• **Direction**:
Restate each line of the listing exactly, without carrying over any pictures.

(Records from a data collection)
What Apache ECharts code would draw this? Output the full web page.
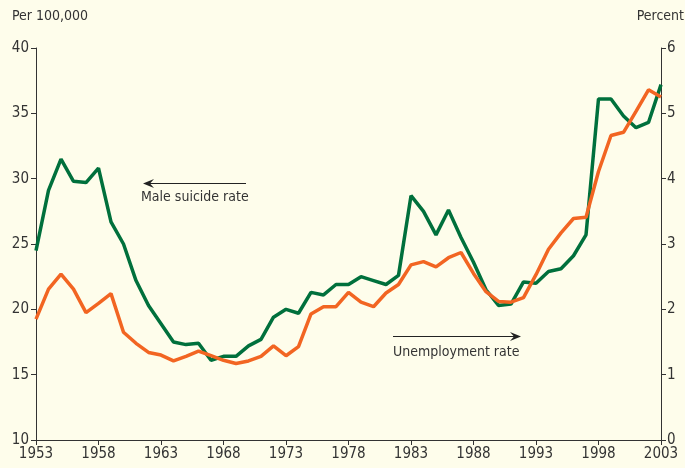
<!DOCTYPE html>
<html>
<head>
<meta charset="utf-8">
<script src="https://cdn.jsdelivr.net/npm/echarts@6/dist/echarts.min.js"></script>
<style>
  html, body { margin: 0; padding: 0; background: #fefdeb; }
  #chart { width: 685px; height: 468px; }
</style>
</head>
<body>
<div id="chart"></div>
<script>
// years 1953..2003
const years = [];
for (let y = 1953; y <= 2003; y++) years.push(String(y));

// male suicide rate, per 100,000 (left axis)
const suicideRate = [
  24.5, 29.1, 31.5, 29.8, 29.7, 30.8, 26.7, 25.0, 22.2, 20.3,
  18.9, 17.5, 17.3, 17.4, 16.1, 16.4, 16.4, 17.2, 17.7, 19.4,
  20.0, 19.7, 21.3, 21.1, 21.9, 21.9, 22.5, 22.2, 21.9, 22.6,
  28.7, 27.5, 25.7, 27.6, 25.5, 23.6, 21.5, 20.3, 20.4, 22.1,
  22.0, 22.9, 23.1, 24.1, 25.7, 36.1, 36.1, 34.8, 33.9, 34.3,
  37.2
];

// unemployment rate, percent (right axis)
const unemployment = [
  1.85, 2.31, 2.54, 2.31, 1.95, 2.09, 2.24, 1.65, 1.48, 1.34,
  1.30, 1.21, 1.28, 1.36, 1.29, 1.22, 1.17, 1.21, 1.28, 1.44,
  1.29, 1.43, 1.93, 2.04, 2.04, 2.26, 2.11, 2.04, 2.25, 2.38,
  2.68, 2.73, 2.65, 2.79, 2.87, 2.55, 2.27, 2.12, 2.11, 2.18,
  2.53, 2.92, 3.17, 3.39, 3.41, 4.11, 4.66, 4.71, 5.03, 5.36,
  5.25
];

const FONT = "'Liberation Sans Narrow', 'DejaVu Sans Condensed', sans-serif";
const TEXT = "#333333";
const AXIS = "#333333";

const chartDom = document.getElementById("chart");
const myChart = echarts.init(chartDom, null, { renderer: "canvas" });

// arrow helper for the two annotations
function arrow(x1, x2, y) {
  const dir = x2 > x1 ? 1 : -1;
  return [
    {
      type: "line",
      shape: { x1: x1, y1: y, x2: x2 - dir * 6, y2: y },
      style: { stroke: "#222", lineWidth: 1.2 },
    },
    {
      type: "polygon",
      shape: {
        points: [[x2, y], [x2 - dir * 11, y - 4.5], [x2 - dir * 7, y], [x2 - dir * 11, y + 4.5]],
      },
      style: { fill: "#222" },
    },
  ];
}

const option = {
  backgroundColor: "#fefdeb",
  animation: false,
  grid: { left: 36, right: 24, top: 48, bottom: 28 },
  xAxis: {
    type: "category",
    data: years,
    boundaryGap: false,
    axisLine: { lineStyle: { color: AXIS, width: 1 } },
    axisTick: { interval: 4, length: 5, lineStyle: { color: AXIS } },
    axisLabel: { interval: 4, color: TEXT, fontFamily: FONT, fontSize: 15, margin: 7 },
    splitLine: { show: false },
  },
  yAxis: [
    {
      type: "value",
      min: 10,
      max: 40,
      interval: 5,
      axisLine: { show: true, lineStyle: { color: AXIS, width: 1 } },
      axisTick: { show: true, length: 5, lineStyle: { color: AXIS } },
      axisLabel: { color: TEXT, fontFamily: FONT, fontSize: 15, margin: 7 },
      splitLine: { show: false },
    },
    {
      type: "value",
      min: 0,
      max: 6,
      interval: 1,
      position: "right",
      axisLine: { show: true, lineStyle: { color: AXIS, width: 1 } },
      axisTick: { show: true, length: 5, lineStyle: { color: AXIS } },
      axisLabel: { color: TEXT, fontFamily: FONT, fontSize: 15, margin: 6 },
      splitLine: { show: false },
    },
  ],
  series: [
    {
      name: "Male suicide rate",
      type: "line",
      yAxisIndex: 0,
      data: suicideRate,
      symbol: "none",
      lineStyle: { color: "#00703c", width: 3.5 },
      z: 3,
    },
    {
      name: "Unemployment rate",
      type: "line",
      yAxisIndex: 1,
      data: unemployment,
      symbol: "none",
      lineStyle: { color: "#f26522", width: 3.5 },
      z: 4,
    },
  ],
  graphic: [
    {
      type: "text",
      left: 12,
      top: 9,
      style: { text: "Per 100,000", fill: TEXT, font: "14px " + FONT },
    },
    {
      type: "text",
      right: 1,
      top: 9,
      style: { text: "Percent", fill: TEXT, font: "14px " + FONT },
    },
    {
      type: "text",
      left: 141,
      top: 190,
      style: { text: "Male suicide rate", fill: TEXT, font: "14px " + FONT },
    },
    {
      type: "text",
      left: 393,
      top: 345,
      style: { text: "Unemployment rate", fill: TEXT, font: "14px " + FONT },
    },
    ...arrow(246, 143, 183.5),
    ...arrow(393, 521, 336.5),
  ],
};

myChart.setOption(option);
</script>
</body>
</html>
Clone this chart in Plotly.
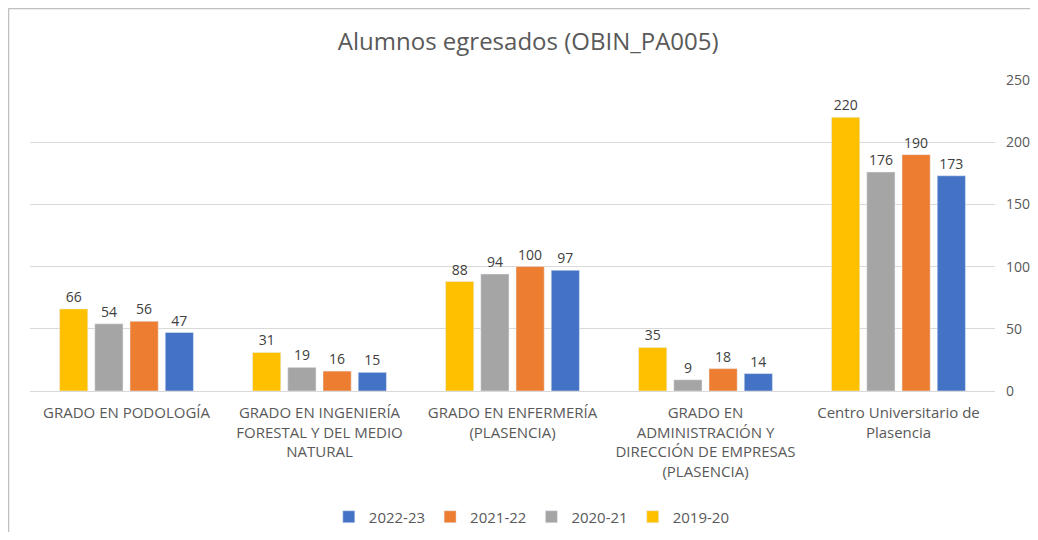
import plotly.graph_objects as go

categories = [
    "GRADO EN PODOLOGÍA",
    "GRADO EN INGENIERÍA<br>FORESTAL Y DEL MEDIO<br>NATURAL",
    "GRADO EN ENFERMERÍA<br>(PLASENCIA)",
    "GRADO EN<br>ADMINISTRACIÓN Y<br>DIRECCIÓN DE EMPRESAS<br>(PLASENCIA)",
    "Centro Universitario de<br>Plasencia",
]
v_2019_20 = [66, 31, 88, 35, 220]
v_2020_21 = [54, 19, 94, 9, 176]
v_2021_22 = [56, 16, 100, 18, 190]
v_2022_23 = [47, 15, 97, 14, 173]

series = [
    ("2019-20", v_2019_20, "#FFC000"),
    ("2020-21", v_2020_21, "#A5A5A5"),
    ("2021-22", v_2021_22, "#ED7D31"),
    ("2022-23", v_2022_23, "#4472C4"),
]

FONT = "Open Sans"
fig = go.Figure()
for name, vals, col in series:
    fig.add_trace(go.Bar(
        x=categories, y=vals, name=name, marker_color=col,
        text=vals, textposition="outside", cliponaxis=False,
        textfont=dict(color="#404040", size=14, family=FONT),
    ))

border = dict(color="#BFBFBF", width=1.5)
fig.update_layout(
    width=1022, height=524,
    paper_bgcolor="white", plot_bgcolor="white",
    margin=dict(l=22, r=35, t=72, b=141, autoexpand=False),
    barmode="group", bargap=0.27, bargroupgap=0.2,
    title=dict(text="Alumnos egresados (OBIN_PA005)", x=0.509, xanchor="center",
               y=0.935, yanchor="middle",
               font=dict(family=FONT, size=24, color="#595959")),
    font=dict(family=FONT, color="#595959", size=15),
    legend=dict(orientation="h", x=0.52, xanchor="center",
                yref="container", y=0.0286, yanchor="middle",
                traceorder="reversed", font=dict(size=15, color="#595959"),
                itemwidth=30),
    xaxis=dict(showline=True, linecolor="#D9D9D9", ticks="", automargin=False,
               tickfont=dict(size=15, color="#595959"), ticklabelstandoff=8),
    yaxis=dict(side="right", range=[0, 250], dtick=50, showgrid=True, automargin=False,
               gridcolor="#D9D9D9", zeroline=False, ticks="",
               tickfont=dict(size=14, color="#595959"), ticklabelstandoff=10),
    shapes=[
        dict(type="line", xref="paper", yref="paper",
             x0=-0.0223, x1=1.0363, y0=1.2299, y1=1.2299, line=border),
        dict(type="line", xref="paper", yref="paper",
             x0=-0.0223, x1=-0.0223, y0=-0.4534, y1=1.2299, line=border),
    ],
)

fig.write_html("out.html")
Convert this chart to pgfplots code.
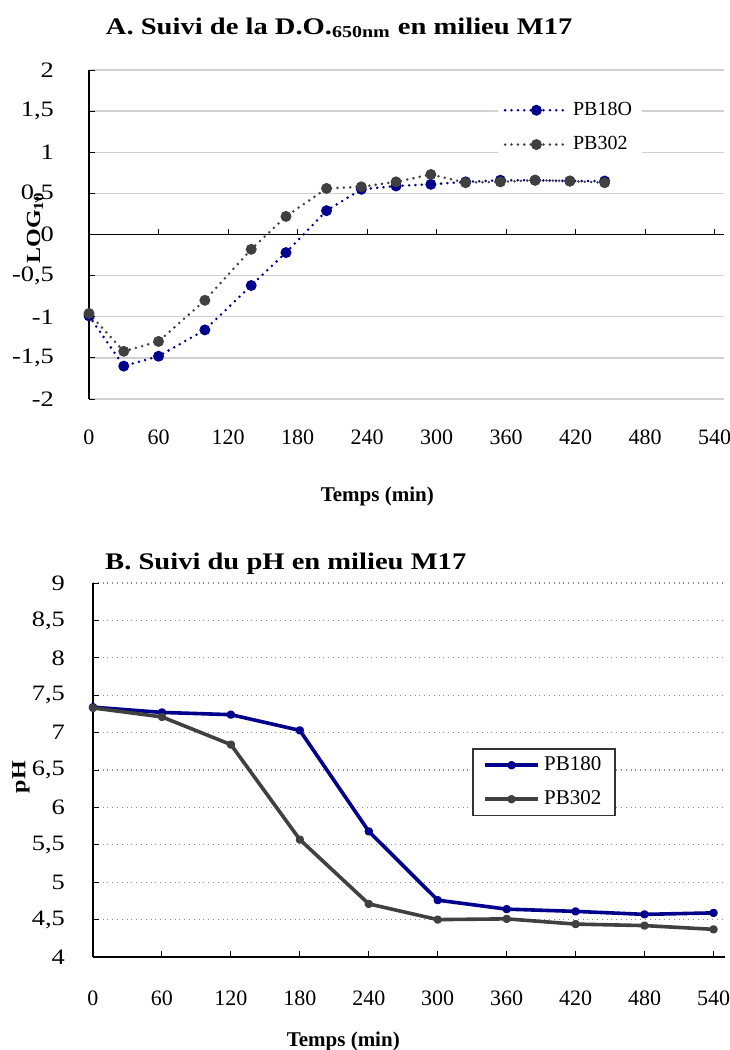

• **Output of the task**:
What Apache ECharts code would draw this? Output the full web page.
<!DOCTYPE html>
<html>
<head>
<meta charset="utf-8">
<script src="https://cdn.jsdelivr.net/npm/echarts@6/dist/echarts.min.js"></script>
<style>
  html, body { margin: 0; padding: 0; background: #fefdeb; }
  #chart { width: 685px; height: 468px; }
</style>
</head>
<body>
<div id="chart"></div>
<script>
// years 1953..2003
const years = [];
for (let y = 1953; y <= 2003; y++) years.push(String(y));

// male suicide rate, per 100,000 (left axis)
const suicideRate = [
  24.5, 29.1, 31.5, 29.8, 29.7, 30.8, 26.7, 25.0, 22.2, 20.3,
  18.9, 17.5, 17.3, 17.4, 16.1, 16.4, 16.4, 17.2, 17.7, 19.4,
  20.0, 19.7, 21.3, 21.1, 21.9, 21.9, 22.5, 22.2, 21.9, 22.6,
  28.7, 27.5, 25.7, 27.6, 25.5, 23.6, 21.5, 20.3, 20.4, 22.1,
  22.0, 22.9, 23.1, 24.1, 25.7, 36.1, 36.1, 34.8, 33.9, 34.3,
  37.2
];

// unemployment rate, percent (right axis)
const unemployment = [
  1.85, 2.31, 2.54, 2.31, 1.95, 2.09, 2.24, 1.65, 1.48, 1.34,
  1.30, 1.21, 1.28, 1.36, 1.29, 1.22, 1.17, 1.21, 1.28, 1.44,
  1.29, 1.43, 1.93, 2.04, 2.04, 2.26, 2.11, 2.04, 2.25, 2.38,
  2.68, 2.73, 2.65, 2.79, 2.87, 2.55, 2.27, 2.12, 2.11, 2.18,
  2.53, 2.92, 3.17, 3.39, 3.41, 4.11, 4.66, 4.71, 5.03, 5.36,
  5.25
];

const FONT = "'Liberation Sans Narrow', 'DejaVu Sans Condensed', sans-serif";
const TEXT = "#333333";
const AXIS = "#333333";

const chartDom = document.getElementById("chart");
const myChart = echarts.init(chartDom, null, { renderer: "canvas" });

// arrow helper for the two annotations
function arrow(x1, x2, y) {
  const dir = x2 > x1 ? 1 : -1;
  return [
    {
      type: "line",
      shape: { x1: x1, y1: y, x2: x2 - dir * 6, y2: y },
      style: { stroke: "#222", lineWidth: 1.2 },
    },
    {
      type: "polygon",
      shape: {
        points: [[x2, y], [x2 - dir * 11, y - 4.5], [x2 - dir * 7, y], [x2 - dir * 11, y + 4.5]],
      },
      style: { fill: "#222" },
    },
  ];
}

const option = {
  backgroundColor: "#fefdeb",
  animation: false,
  grid: { left: 36, right: 24, top: 48, bottom: 28 },
  xAxis: {
    type: "category",
    data: years,
    boundaryGap: false,
    axisLine: { lineStyle: { color: AXIS, width: 1 } },
    axisTick: { interval: 4, length: 5, lineStyle: { color: AXIS } },
    axisLabel: { interval: 4, color: TEXT, fontFamily: FONT, fontSize: 15, margin: 7 },
    splitLine: { show: false },
  },
  yAxis: [
    {
      type: "value",
      min: 10,
      max: 40,
      interval: 5,
      axisLine: { show: true, lineStyle: { color: AXIS, width: 1 } },
      axisTick: { show: true, length: 5, lineStyle: { color: AXIS } },
      axisLabel: { color: TEXT, fontFamily: FONT, fontSize: 15, margin: 7 },
      splitLine: { show: false },
    },
    {
      type: "value",
      min: 0,
      max: 6,
      interval: 1,
      position: "right",
      axisLine: { show: true, lineStyle: { color: AXIS, width: 1 } },
      axisTick: { show: true, length: 5, lineStyle: { color: AXIS } },
      axisLabel: { color: TEXT, fontFamily: FONT, fontSize: 15, margin: 6 },
      splitLine: { show: false },
    },
  ],
  series: [
    {
      name: "Male suicide rate",
      type: "line",
      yAxisIndex: 0,
      data: suicideRate,
      symbol: "none",
      lineStyle: { color: "#00703c", width: 3.5 },
      z: 3,
    },
    {
      name: "Unemployment rate",
      type: "line",
      yAxisIndex: 1,
      data: unemployment,
      symbol: "none",
      lineStyle: { color: "#f26522", width: 3.5 },
      z: 4,
    },
  ],
  graphic: [
    {
      type: "text",
      left: 12,
      top: 9,
      style: { text: "Per 100,000", fill: TEXT, font: "14px " + FONT },
    },
    {
      type: "text",
      right: 1,
      top: 9,
      style: { text: "Percent", fill: TEXT, font: "14px " + FONT },
    },
    {
      type: "text",
      left: 141,
      top: 190,
      style: { text: "Male suicide rate", fill: TEXT, font: "14px " + FONT },
    },
    {
      type: "text",
      left: 393,
      top: 345,
      style: { text: "Unemployment rate", fill: TEXT, font: "14px " + FONT },
    },
    ...arrow(246, 143, 183.5),
    ...arrow(393, 521, 336.5),
  ],
};

myChart.setOption(option);
</script>
</body>
</html>
Clone this chart in Plotly.
import plotly.graph_objects as go

categories = [
    "GRADO EN PODOLOGÍA",
    "GRADO EN INGENIERÍA<br>FORESTAL Y DEL MEDIO<br>NATURAL",
    "GRADO EN ENFERMERÍA<br>(PLASENCIA)",
    "GRADO EN<br>ADMINISTRACIÓN Y<br>DIRECCIÓN DE EMPRESAS<br>(PLASENCIA)",
    "Centro Universitario de<br>Plasencia",
]
v_2019_20 = [66, 31, 88, 35, 220]
v_2020_21 = [54, 19, 94, 9, 176]
v_2021_22 = [56, 16, 100, 18, 190]
v_2022_23 = [47, 15, 97, 14, 173]

series = [
    ("2019-20", v_2019_20, "#FFC000"),
    ("2020-21", v_2020_21, "#A5A5A5"),
    ("2021-22", v_2021_22, "#ED7D31"),
    ("2022-23", v_2022_23, "#4472C4"),
]

FONT = "Open Sans"
fig = go.Figure()
for name, vals, col in series:
    fig.add_trace(go.Bar(
        x=categories, y=vals, name=name, marker_color=col,
        text=vals, textposition="outside", cliponaxis=False,
        textfont=dict(color="#404040", size=14, family=FONT),
    ))

border = dict(color="#BFBFBF", width=1.5)
fig.update_layout(
    width=1022, height=524,
    paper_bgcolor="white", plot_bgcolor="white",
    margin=dict(l=22, r=35, t=72, b=141, autoexpand=False),
    barmode="group", bargap=0.27, bargroupgap=0.2,
    title=dict(text="Alumnos egresados (OBIN_PA005)", x=0.509, xanchor="center",
               y=0.935, yanchor="middle",
               font=dict(family=FONT, size=24, color="#595959")),
    font=dict(family=FONT, color="#595959", size=15),
    legend=dict(orientation="h", x=0.52, xanchor="center",
                yref="container", y=0.0286, yanchor="middle",
                traceorder="reversed", font=dict(size=15, color="#595959"),
                itemwidth=30),
    xaxis=dict(showline=True, linecolor="#D9D9D9", ticks="", automargin=False,
               tickfont=dict(size=15, color="#595959"), ticklabelstandoff=8),
    yaxis=dict(side="right", range=[0, 250], dtick=50, showgrid=True, automargin=False,
               gridcolor="#D9D9D9", zeroline=False, ticks="",
               tickfont=dict(size=14, color="#595959"), ticklabelstandoff=10),
    shapes=[
        dict(type="line", xref="paper", yref="paper",
             x0=-0.0223, x1=1.0363, y0=1.2299, y1=1.2299, line=border),
        dict(type="line", xref="paper", yref="paper",
             x0=-0.0223, x1=-0.0223, y0=-0.4534, y1=1.2299, line=border),
    ],
)

fig.write_html("out.html")
Convert this chart to pgfplots code.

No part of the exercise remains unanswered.